Il s'accrocha à une branche d'acacia et bégaya douloureusement :
— C'est… c'est terminé, n'est-ce pas ?
— Trois gouttes, Georges ! Il a bu trois gouttes de lait !
Stimulé par ce miracle, il leva aussitôt le camp en se disant : « A présent, mieux vaut jouer le tout pour le tout et se rapprocher de Kayes. S'il y arrive vivant, il pourra recevoir de vrais soins, sinon Dieu l'aura voulu ainsi et ce sera, dans tous les cas, plus facile de le rapatrier. » Le lendemain, notre malade quitta la chaise à porteurs et continua la route à cheval, accroché au dos de son fils. Le surlendemain, il trotta sur ses deux pieds, aidé d'un des hommes. Puis il se détourna progressivement des tisanes, du biscuit et du lait pour demander un vrai repas.
A Niagassola, ils posèrent leurs malles au poste français : un jeune lieutenant de vingt-cinq ans, un adjudant, un caporal, une centaine de tirailleurs ! Voyant que son père allait mieux, Georges suivit le lieutenant au marché afin d'acheter de nouveaux ânes et de nouvelles provisions. Mais des chuchotements inamicaux et des regards hostiles suivirent leur apparition. Un colosse à longue barbe, portant un boubou de chasseur mandingue et un sabre en bandoulière, se montra plus agressif que les autres. Il s'approcha du jeune lieutenant en faisant tournoyer son sabre et, d'un furieux jet, lui cracha au visage. Le lieutenant laissa passer quelques secondes puis, avec un calme qui étonna Georges, lui appliqua une magistrale gifle dont l'écho s'entendit jusque dans les buissons alentour. Les deux hommes se regardèrent haineusement, pendant un court instant aucune mouche ne vrombit. Le marché vibra sous une tension intense, insoutenable pour les Noirs aussi bien que pour les Blancs. Puis un gamin éclata de rire en montrant le grand colosse :
— Le Blanc a giflé Tiékoro Kélèn ! Le Blanc a giflé Tiékoro Kélèn !
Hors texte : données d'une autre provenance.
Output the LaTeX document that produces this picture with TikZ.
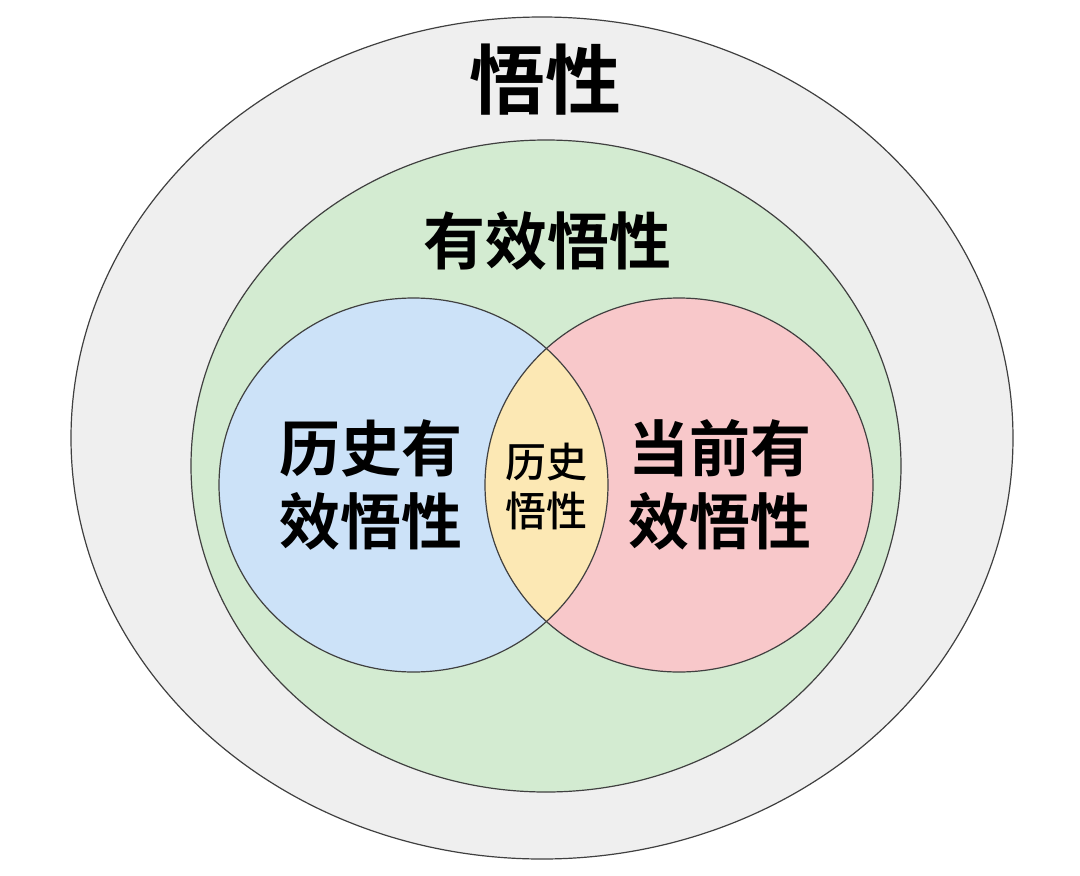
\documentclass[tikz,border=0pt]{standalone}
\usepackage{fontspec}
\newfontfamily\cjk{Noto Sans CJK SC}[BoldFont={Noto Sans CJK SC Bold}]
\newfontfamily\cjkm{Noto Sans CJK SC Medium}
\begin{document}
\begin{tikzpicture}[x=1pt,y=-1pt,
  ring/.style={draw=black!75, line width=1.2pt},
  lbl/.style={font=\cjk\bfseries, text=black, align=center, inner sep=0pt}]
\fill[white] (0,0) rectangle (1080,876);
\useasboundingbox (0,0) rectangle (1080,876);
\definecolor{outerc}{HTML}{EFEFEF}
\definecolor{greenc}{HTML}{D3EBD1}
\definecolor{bluec}{HTML}{CCE2F8}
\definecolor{redc}{HTML}{F8C8CA}
\definecolor{yellowc}{HTML}{FCE8B4}
% outer
\draw[ring, fill=outerc] (542,438) ellipse [x radius=471pt, y radius=421pt];
% green
\draw[ring, fill=greenc] (546,466) ellipse [x radius=355pt, y radius=326pt];
% blue and red
\fill[bluec] (413.5,485) ellipse [x radius=194.5pt, y radius=187pt];
\fill[redc] (679,485) ellipse [x radius=194pt, y radius=187pt];
\begin{scope}
  \clip (413.5,485) ellipse [x radius=194.5pt, y radius=187pt];
  \fill[yellowc] (679,485) ellipse [x radius=194pt, y radius=187pt];
\end{scope}
\draw[ring] (413.5,485) ellipse [x radius=194.5pt, y radius=187pt];
\draw[ring] (679,485) ellipse [x radius=194pt, y radius=187pt];
% labels
\node[lbl, font=\cjk\bfseries\fontsize{76}{80}\selectfont] (wuxing) at (545,80) {悟性};
\node[lbl, font=\cjk\bfseries\fontsize{62}{66}\selectfont] (youxiao) at (547,241) {有效悟性};
\node[lbl, font=\cjk\bfseries\fontsize{61}{73}\selectfont] (lishiyx) at (371,485) {历史有\\效悟性};
\node[lbl, font=\cjk\bfseries\fontsize{61}{73}\selectfont] (dangqian) at (720,485) {当前有\\效悟性};
\node[lbl, font=\cjkm\fontsize{41}{49}\selectfont] (lishi) at (546,486) {历史\\悟性};
\end{tikzpicture}
\end{document}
La foule le regarda, hésita un peu et reprit en choeur :
— Le Blanc a giflé Tiékoro Kélèn ! le Blanc a giflé Tiékoro Kélèn !
L'homme leva son sabre et courut à la poursuite du gamin, bientôt suivi par la foule scandant dans une grande clameur :
— Le Blanc a giflé Tiékoro Kélèn ! Le Blanc a giflé Tiékoro Kélèn !
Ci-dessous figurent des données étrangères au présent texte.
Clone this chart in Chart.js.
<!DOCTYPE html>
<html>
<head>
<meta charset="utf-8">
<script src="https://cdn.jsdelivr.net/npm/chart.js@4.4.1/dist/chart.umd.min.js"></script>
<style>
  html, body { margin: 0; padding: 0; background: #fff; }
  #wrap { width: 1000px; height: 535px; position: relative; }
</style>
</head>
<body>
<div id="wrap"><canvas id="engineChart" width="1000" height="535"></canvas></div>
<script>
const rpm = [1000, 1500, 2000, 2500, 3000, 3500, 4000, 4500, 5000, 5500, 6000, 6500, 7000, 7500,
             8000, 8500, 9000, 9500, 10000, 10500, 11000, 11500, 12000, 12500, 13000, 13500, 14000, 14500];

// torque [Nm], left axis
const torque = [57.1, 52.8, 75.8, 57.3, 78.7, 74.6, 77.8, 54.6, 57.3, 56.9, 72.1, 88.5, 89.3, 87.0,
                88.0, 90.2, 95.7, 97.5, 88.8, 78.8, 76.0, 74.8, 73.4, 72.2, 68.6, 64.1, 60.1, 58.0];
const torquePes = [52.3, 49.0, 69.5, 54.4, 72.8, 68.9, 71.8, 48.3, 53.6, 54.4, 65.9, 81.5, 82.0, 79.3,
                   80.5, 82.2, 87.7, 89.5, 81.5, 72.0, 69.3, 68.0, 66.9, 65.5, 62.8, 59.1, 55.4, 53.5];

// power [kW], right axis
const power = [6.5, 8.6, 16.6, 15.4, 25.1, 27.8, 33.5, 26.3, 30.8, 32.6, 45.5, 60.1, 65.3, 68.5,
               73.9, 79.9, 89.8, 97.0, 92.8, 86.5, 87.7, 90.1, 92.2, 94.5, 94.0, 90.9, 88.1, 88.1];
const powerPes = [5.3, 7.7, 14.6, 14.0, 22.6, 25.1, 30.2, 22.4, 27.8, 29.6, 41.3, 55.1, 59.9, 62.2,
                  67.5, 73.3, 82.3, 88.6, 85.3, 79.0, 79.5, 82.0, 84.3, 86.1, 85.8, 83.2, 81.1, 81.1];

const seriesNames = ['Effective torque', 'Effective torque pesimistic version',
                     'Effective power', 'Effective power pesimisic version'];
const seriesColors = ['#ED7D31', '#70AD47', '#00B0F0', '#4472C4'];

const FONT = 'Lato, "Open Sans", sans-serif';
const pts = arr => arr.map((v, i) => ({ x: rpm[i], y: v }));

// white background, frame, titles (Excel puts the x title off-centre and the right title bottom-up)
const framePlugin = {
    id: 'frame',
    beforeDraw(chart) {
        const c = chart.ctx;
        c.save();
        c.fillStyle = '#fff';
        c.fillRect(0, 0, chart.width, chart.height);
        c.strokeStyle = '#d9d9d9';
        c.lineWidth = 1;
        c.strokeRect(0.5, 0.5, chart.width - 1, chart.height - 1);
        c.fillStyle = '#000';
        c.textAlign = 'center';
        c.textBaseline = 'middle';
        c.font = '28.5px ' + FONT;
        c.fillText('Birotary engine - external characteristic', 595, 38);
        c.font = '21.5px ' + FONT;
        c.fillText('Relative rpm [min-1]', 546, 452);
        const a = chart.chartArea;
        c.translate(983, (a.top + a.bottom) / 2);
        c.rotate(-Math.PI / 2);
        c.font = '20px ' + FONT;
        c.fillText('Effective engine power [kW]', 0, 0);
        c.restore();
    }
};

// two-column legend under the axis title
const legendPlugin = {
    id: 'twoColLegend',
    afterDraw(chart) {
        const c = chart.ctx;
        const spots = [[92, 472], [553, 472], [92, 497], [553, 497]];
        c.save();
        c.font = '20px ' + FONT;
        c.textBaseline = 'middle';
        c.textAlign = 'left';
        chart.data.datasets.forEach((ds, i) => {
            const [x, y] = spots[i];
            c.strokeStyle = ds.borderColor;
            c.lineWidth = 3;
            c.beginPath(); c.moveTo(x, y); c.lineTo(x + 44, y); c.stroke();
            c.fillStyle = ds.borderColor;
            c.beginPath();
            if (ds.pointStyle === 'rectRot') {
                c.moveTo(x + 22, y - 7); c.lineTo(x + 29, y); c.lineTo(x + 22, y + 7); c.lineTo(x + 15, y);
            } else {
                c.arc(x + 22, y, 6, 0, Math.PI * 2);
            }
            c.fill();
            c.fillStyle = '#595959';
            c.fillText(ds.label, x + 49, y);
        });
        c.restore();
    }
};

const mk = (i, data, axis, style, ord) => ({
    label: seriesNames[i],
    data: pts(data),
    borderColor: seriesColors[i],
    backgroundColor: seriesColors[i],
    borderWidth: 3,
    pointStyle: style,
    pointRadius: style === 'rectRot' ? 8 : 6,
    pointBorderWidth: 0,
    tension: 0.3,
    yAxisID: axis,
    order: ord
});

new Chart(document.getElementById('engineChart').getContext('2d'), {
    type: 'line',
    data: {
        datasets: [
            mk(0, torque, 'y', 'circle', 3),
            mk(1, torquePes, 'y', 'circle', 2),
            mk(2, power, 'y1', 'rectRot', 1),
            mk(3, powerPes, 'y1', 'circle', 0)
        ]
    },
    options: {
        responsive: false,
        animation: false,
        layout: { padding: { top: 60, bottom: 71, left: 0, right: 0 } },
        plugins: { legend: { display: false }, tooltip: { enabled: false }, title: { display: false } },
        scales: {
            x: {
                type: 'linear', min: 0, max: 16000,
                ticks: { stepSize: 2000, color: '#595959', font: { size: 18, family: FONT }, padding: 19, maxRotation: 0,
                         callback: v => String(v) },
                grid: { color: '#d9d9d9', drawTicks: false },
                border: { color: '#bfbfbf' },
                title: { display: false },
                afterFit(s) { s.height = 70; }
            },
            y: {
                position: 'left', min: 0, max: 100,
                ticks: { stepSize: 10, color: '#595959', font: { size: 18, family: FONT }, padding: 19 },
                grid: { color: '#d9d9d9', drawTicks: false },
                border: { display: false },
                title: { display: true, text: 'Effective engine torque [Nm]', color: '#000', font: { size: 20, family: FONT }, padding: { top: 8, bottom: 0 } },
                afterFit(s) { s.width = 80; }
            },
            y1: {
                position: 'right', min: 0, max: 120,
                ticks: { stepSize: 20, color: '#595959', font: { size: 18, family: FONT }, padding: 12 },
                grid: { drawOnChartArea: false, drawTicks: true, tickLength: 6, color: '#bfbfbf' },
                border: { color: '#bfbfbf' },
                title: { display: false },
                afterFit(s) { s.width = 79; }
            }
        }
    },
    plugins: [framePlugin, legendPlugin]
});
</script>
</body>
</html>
Le soir, au dîner, Georges raconta l'incident à son père. Emu par ce précoce acte de bravoure, Olivier de Sanderval se leva pour embrasser le lieutenant. Il ne réalisa pas que le visage du jeune homme avait pâli sous l'effet d'une peur trop longtemps contenue et qui débordait soudain avec la furie d'un raz-de-mer engloutissant les digues :
— Vous vous rendez compte, monsieur de Sanderval, vous vous rendez compte ! Il aurait pu me tuer, ce primate, et !…
Il tomba dans les pommes avant de terminer sa phrase. La nuit, Olivier de Sanderval nota ceci dans ses carnets pendant qu'à côté les bienheureux jouissaient du bras protecteur de Morphée :

« Point n'est besoin de conquérir la Gaule pour devenir Jules César, il suffit parfois d'une simple torgnole. »

***

A Kayes, stupéfait de le voir aniver sur ses deux pieds, le gouverneur Trintinian le reçut avec ces mots :
— Sacré Olivier de Sanderval ! Je vous attendais avec une bière, c'est une coupe de champagne que je vais devoir vous offrir.